McAdam also suggested killing off the deal before the price was eventually reduced by $350 million to $4.475 billion, according to the filing on Monday. A third option -- which was discussed Feb. 1 -- was for Verizon to complete an investigation over the next several months, after which the company would decide how to proceed.
Before the revised deal, a Yahoo board committee discussed "the prospect that proposals received in the original sale process would continue to be available" if Verizon terminated the deal. Also, during a board meeting a reverse spinoff was brought up. Verizon and Yahoo had agreed to the acquisition in July after months of negotiations.
On Feb. 9, McAdam and Thomas McInerney, a Yahoo board member, met in Verizon’s offices in New York City. McInerney said the price at the high end would not work, the filing said.

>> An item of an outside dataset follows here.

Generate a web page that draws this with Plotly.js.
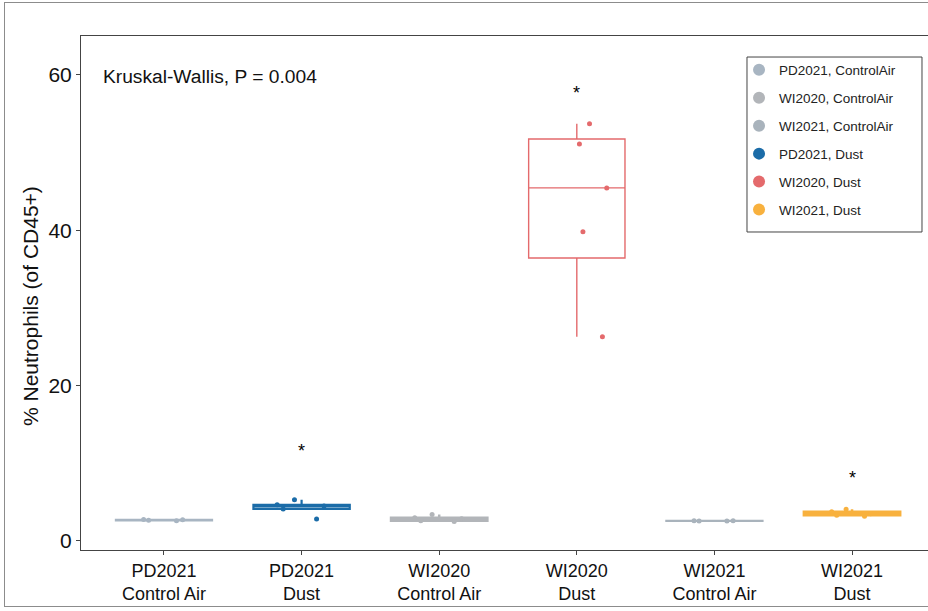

"After further discussion, Mr. McAdam and Mr. McInerney each agreed to review with their respective boards of directors a proposal that included a purchase price reduction in the amount of $350 million," the filing said.
Yahoo -- under the leadership of Marissa Mayer -- agreed to the sale of the company’s core internet assets last year after a turnaround effort fizzled. Yet the deal was thrown into question after the Web portal revealed massive hacks during her tenure that exposed hundreds of millions of users’ online information. The revised deal came after a Feb. 13 phone meeting in which the Yahoo board reviewed a financial update for 2017, 2018 and 2019, the filing said. The final deal, slicing the price by $350 million, was approved Feb. 20.
Mayer, while giving up her bonus after the hacks, is set to receive $23 million in compensation as part of the planned acquisition by Verizon, Monday’s filing said.
Mayer would get about $3 million in cash and nearly $20 million in equity, along with almost $25,000 in benefits, as part of a change in control provision, according to the filing. That’s based on estimates for a closing date of March 8 -- and is down from an estimated packaged of $44 million, according to a filing in September.
She received no cash bonus last year and agreed to forgo her annual bonus and annual equity grant this year. The deal is set to wrap up in the second quarter, Yahoo has said.
As part of the deal, Yahoo’s valuable stakes in Asian assets will not be sold to Verizon. Instead they will remain in an entity that will be called Altaba Inc. and will be publicly traded on Nasdaq, according to the filing. It will consist primarily of Yahoo’s equity investments, short-term debt investments and cash. Also, the filing noted that the value of a patent portfolio called Excalibur is $740 million and that McInerney will serve as Altaba’s CEO.